And the whole “body culture” thing shifted too. Health matters more than looks. Media shows different bodies without filters and photoshop. You see older bodies, bigger bodies, bodies with scars, different skin tones, all of it. And the conversation around clothes, cosmetics, and sports gear got more practical. Like, does it feel good, does it fit, does it work. Progress in gyms became things like “I’m stronger,” “my back hurts less,” “I sleep better.” Not just “I dropped X kilos.”
To make that happen, we needed rules. Edited images have to be labelled, and heavy retouching can’t pretend to be reality. Brands also have to use more diverse models. Some parts of fashion and cosmetics whined and acted like it’s the end of art, but honestly, a lot of people were tired of being lied to. Once companies realised honesty could actually build trust and increase sales, they adjusted.
Alcohol and other substances are handled more like an adult topic. Not moral panic, but also not “getting wasted is the whole point of the night.” Bars have good non or low-alcohol options so people can still go out and have fun. Around schools and public institutions, you don’t have alcohol, cigarettes and vapes right there on display. Sports events have clearer rules too. And if someone is sliding into addiction, they can get help in support centres without being lectured. The results are pretty simple. Fewer accidents, less violence, fewer people quietly falling apart while everyone pretends not to notice.

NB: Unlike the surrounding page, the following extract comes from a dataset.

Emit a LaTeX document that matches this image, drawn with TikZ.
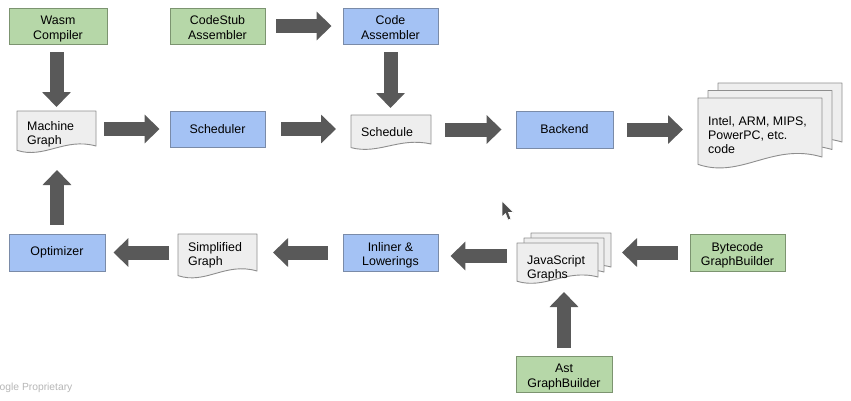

This needed laws that actually treat alcohol seriously. Higher taxes, tighter sales rules, and a real network of support that connects to healthcare and social services. The alcohol and tobacco industries fought it, and some people complained about “freedom”. But then the results started showing up. There were fewer crashes, fewer ER visits, and lower treatment costs, so it got harder to defend the old mess.
Conclusion
Health in Better Society isn’t just a personal project where you “try harder” and hope for the best. It mostly comes down to the world around you. Does it make the basics easy, or does it quietly wreck them every day? It comes down to three things. Healthcare you can actually reach. An everyday setup around food, exercise and sane work, that makes good habits easier. And clear rules so scams and addiction do less damage. Put all that together and you get fewer chronic illnesses, less burnout, and less of the “rich people get healthier, poor people get sicker” pattern. Not because everyone suddenly becomes perfect, but because help shows up earlier and the basics are actually doable.
There’s no perfect system, obviously. But there is a better one. It costs money, and it means pushing back on people who benefit from the current mess. Still, long-term, it’s cheaper to prevent damage than to keep paying for the cleanup.